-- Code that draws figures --
**********

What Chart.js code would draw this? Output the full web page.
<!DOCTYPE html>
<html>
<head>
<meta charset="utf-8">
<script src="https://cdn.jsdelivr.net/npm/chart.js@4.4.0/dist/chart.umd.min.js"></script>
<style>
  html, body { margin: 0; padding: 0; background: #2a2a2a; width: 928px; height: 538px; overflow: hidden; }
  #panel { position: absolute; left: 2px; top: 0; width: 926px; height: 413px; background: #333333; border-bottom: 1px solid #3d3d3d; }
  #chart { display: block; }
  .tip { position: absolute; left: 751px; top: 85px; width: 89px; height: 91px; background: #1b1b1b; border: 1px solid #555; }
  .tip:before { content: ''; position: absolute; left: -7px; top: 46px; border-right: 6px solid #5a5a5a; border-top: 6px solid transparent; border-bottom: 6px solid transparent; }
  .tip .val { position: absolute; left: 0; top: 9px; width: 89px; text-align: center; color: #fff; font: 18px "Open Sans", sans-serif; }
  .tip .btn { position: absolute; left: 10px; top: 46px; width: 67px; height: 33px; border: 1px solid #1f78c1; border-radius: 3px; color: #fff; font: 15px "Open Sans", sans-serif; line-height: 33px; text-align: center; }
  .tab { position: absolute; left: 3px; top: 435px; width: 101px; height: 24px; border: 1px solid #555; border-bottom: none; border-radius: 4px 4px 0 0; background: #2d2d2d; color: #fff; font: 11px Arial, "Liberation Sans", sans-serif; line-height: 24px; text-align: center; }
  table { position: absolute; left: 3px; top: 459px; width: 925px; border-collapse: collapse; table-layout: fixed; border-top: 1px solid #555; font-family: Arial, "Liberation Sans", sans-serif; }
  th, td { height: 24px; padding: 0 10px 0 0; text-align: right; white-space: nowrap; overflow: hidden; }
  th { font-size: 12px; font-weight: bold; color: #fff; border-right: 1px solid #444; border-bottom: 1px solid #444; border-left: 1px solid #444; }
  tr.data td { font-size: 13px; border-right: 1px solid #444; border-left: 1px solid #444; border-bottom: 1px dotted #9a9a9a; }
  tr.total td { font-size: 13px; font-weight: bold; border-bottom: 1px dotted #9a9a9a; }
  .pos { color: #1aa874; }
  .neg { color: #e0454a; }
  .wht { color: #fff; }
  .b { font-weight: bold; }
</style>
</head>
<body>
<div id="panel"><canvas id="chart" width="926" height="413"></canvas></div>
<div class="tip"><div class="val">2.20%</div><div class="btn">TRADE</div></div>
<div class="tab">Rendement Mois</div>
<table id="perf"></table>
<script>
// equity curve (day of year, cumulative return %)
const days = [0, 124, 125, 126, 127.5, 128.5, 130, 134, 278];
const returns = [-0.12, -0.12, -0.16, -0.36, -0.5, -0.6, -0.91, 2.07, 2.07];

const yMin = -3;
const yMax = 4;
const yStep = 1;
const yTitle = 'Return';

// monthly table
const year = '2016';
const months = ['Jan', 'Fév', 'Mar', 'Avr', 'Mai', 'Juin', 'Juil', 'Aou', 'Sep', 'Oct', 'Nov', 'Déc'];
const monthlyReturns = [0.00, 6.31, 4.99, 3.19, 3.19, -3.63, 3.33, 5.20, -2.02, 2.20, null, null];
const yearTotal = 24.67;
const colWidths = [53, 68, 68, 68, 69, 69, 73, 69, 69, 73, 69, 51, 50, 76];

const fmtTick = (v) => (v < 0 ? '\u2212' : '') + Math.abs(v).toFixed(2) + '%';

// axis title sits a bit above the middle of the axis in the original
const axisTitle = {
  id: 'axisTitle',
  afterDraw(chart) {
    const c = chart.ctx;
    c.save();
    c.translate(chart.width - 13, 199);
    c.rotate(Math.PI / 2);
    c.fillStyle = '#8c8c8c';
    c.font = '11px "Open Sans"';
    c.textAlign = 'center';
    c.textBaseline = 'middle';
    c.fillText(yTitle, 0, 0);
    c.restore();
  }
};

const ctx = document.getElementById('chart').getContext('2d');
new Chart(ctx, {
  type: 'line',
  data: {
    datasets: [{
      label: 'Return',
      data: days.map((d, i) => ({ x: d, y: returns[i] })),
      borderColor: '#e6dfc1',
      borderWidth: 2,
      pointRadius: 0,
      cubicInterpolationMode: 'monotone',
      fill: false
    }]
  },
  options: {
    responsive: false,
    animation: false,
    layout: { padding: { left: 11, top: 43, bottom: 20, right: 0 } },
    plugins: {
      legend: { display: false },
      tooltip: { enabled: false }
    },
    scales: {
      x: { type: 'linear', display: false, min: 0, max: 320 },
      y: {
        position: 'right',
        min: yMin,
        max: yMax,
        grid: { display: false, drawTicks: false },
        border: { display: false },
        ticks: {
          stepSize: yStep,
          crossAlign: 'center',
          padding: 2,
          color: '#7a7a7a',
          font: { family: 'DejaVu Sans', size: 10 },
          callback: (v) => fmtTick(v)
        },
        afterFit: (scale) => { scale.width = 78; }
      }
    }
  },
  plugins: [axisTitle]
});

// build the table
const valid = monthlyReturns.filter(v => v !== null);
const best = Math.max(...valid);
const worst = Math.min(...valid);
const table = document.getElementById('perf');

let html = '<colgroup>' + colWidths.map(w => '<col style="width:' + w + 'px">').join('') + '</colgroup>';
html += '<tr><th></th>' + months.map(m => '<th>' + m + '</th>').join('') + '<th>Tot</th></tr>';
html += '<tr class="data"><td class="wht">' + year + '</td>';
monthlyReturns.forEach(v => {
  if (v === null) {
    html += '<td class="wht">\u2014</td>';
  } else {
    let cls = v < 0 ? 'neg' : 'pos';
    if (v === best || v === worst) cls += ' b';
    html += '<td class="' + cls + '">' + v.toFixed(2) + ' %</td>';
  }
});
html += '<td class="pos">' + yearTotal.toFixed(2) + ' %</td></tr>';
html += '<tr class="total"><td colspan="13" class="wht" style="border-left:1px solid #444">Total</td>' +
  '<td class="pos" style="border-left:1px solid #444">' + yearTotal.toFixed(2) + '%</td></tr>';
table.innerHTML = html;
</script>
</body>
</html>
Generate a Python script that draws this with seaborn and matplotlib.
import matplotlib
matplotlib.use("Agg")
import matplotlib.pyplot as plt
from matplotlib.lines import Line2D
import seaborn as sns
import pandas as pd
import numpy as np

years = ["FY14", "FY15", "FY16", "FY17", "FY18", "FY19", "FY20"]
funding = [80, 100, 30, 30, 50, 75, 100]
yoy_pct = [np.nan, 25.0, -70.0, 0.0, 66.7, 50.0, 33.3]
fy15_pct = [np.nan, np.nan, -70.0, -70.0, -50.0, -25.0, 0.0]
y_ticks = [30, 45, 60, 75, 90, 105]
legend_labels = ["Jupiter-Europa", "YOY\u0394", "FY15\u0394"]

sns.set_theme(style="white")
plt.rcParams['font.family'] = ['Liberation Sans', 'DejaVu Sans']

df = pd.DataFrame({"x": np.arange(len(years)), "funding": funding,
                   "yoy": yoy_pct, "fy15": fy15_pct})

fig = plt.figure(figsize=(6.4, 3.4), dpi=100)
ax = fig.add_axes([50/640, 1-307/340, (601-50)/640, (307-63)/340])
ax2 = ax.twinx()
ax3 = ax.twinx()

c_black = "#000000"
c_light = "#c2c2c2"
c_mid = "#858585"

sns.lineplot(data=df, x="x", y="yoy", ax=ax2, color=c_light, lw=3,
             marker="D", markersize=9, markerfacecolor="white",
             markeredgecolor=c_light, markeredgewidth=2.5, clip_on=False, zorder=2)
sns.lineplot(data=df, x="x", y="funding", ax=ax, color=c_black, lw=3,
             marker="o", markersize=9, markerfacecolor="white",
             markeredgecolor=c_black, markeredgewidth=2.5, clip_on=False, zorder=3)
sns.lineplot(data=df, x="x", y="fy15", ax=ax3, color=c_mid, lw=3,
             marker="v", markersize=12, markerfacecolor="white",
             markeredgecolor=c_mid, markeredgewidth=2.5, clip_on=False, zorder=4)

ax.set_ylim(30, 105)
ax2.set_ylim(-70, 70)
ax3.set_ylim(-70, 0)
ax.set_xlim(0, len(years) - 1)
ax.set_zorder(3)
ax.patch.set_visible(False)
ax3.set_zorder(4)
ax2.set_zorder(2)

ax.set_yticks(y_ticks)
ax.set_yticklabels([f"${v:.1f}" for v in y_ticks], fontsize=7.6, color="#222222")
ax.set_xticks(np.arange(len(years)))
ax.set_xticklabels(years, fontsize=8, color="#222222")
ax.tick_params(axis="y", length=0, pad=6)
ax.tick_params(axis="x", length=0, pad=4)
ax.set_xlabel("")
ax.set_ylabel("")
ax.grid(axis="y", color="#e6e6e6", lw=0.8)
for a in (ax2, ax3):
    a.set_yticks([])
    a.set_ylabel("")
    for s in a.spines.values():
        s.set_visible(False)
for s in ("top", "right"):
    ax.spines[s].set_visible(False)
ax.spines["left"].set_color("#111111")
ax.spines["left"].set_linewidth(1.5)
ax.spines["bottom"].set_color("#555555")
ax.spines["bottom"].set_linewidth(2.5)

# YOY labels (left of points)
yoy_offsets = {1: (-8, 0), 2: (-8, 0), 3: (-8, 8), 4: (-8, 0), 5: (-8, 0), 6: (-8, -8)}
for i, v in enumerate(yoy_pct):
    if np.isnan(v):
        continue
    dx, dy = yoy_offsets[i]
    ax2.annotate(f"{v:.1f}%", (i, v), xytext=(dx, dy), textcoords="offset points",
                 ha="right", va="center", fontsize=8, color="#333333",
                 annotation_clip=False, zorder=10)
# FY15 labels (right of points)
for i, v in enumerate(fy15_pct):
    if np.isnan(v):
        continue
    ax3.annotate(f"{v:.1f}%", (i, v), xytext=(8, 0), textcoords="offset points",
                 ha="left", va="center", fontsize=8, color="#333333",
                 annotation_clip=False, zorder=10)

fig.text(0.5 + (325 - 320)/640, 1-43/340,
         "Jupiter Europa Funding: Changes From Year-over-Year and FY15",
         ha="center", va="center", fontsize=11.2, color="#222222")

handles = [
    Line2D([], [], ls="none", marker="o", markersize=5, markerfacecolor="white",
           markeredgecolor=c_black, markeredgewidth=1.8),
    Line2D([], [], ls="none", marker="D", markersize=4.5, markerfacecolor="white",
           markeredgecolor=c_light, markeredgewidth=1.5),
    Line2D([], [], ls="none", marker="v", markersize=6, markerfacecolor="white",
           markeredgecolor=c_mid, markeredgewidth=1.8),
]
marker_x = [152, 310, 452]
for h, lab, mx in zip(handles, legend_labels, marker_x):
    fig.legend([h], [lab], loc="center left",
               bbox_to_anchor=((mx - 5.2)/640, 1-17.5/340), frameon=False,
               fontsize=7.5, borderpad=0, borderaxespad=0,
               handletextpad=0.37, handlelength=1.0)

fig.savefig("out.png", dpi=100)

**********

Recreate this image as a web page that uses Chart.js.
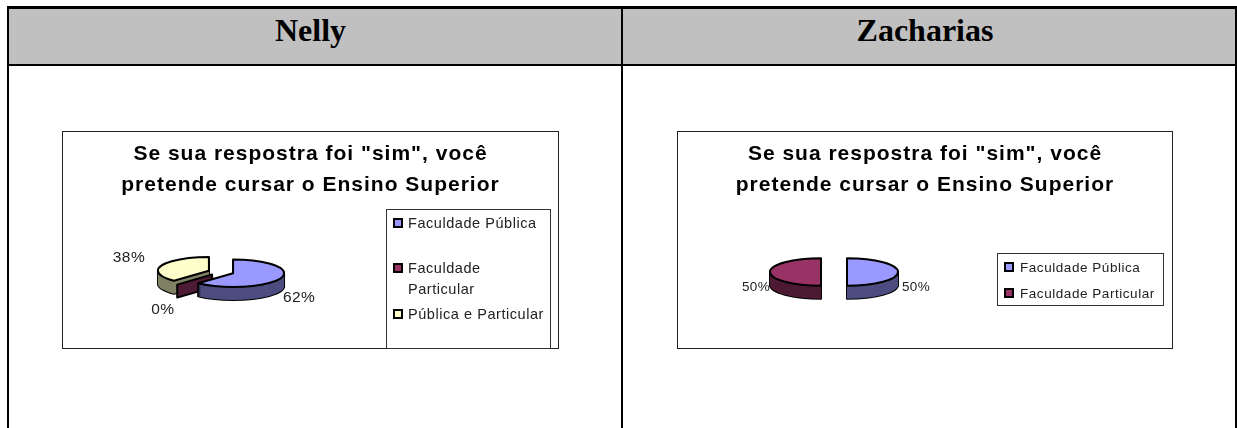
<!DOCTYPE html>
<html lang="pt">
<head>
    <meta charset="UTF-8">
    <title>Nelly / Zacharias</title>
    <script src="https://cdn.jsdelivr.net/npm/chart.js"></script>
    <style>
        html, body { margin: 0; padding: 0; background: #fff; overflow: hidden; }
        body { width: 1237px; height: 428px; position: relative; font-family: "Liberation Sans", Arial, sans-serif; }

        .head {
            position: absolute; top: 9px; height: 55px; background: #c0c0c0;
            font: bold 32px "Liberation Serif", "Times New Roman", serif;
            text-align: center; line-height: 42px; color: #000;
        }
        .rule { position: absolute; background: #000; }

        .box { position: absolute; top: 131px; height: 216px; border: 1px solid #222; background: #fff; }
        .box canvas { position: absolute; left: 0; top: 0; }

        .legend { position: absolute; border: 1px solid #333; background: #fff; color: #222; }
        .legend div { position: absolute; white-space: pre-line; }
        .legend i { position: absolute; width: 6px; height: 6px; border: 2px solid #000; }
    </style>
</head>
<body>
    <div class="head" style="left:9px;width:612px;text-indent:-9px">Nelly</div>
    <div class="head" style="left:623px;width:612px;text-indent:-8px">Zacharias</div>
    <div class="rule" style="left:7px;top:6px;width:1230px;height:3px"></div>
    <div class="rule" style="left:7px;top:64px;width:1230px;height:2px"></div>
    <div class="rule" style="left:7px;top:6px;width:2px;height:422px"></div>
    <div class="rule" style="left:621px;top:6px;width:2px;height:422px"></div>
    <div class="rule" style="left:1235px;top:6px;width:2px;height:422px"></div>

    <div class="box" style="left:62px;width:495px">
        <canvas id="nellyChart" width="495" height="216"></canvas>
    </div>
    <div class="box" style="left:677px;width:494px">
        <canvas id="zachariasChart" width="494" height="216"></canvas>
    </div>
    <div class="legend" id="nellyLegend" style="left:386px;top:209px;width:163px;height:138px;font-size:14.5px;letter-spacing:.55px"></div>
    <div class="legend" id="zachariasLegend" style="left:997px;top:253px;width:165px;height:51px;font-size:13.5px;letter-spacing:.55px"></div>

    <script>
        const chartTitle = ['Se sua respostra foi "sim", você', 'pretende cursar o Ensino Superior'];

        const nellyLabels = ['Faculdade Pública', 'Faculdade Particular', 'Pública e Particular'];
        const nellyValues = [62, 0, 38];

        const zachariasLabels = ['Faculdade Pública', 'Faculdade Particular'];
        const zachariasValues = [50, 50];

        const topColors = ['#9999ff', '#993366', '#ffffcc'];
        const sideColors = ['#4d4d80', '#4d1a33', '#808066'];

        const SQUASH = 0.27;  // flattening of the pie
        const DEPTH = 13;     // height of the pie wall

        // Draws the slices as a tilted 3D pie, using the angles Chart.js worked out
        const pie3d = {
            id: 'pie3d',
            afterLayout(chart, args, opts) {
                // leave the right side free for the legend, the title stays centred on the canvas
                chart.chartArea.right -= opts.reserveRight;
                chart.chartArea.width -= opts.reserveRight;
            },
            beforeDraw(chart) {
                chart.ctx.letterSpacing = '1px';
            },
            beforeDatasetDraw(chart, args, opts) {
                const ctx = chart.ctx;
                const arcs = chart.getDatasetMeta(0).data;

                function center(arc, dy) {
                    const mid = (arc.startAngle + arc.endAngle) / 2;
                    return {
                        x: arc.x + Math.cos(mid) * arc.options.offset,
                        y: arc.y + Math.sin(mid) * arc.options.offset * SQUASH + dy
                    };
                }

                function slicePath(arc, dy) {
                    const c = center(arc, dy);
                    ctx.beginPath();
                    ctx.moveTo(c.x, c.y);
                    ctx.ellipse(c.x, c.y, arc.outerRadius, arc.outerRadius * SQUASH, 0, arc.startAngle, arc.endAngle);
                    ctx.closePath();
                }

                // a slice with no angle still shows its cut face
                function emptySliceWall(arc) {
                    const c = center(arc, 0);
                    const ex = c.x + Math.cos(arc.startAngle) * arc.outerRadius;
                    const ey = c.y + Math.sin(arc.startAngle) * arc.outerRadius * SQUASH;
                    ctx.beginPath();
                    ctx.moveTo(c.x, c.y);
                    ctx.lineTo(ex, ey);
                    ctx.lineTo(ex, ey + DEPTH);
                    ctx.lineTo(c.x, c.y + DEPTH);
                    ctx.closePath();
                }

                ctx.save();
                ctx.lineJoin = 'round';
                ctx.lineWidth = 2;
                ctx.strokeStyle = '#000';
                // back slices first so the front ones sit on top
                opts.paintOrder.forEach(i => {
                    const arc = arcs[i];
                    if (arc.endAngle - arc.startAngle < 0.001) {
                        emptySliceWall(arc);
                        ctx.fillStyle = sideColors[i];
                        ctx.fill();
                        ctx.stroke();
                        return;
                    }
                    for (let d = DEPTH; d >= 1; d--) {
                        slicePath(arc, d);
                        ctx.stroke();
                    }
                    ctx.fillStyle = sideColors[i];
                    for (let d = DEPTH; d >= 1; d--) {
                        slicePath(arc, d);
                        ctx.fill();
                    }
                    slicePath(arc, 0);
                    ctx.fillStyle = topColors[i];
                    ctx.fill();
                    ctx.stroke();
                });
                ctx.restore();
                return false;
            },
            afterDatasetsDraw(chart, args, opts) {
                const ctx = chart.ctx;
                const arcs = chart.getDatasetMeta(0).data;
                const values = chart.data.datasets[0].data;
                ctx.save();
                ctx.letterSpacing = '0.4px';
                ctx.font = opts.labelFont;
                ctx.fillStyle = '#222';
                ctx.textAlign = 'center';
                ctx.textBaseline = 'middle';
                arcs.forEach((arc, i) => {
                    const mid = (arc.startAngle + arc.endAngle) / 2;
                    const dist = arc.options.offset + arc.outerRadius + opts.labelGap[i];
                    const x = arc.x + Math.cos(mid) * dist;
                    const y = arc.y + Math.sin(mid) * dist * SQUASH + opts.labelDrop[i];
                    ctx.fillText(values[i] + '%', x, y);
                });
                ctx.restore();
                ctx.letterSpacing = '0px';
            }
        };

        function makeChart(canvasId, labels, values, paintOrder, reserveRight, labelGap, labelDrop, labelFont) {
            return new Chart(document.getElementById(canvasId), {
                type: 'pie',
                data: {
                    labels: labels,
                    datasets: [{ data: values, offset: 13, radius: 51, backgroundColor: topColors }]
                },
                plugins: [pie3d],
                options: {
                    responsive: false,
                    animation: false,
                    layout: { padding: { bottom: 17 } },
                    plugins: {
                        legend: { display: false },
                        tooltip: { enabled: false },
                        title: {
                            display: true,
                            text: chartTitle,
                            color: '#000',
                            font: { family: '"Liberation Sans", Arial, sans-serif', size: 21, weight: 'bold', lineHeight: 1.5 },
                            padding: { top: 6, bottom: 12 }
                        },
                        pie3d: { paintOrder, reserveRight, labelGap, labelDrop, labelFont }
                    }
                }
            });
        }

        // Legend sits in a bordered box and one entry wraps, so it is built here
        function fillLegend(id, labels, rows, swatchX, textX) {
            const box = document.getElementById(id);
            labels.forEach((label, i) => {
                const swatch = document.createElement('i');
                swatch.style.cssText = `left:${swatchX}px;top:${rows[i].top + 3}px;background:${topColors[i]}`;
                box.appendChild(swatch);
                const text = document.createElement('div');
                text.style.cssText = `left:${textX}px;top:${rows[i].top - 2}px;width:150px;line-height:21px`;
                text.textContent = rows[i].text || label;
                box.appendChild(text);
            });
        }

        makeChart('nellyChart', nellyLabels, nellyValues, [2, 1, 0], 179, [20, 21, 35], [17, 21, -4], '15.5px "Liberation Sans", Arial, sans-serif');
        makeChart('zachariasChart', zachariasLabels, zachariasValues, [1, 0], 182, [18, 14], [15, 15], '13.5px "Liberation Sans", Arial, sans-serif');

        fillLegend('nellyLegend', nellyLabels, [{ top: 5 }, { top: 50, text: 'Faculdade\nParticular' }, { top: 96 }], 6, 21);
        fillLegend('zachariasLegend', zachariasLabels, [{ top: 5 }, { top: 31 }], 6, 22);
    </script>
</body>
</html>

**********

-- STATED GOAL --
Take the material above and output only the lines from the one that contains "Recreate this image" through the one that contains "left: 0; top: 0;", ends included and images left out.

-- EXERCISE RESULT --
Recreate this image as a web page that uses Chart.js.
<!DOCTYPE html>
<html lang="pt">
<head>
    <meta charset="UTF-8">
    <title>Nelly / Zacharias</title>
    <script src="https://cdn.jsdelivr.net/npm/chart.js"></script>
    <style>
        html, body { margin: 0; padding: 0; background: #fff; overflow: hidden; }
        body { width: 1237px; height: 428px; position: relative; font-family: "Liberation Sans", Arial, sans-serif; }

        .head {
            position: absolute; top: 9px; height: 55px; background: #c0c0c0;
            font: bold 32px "Liberation Serif", "Times New Roman", serif;
            text-align: center; line-height: 42px; color: #000;
        }
        .rule { position: absolute; background: #000; }

        .box { position: absolute; top: 131px; height: 216px; border: 1px solid #222; background: #fff; }
        .box canvas { position: absolute; left: 0; top: 0; }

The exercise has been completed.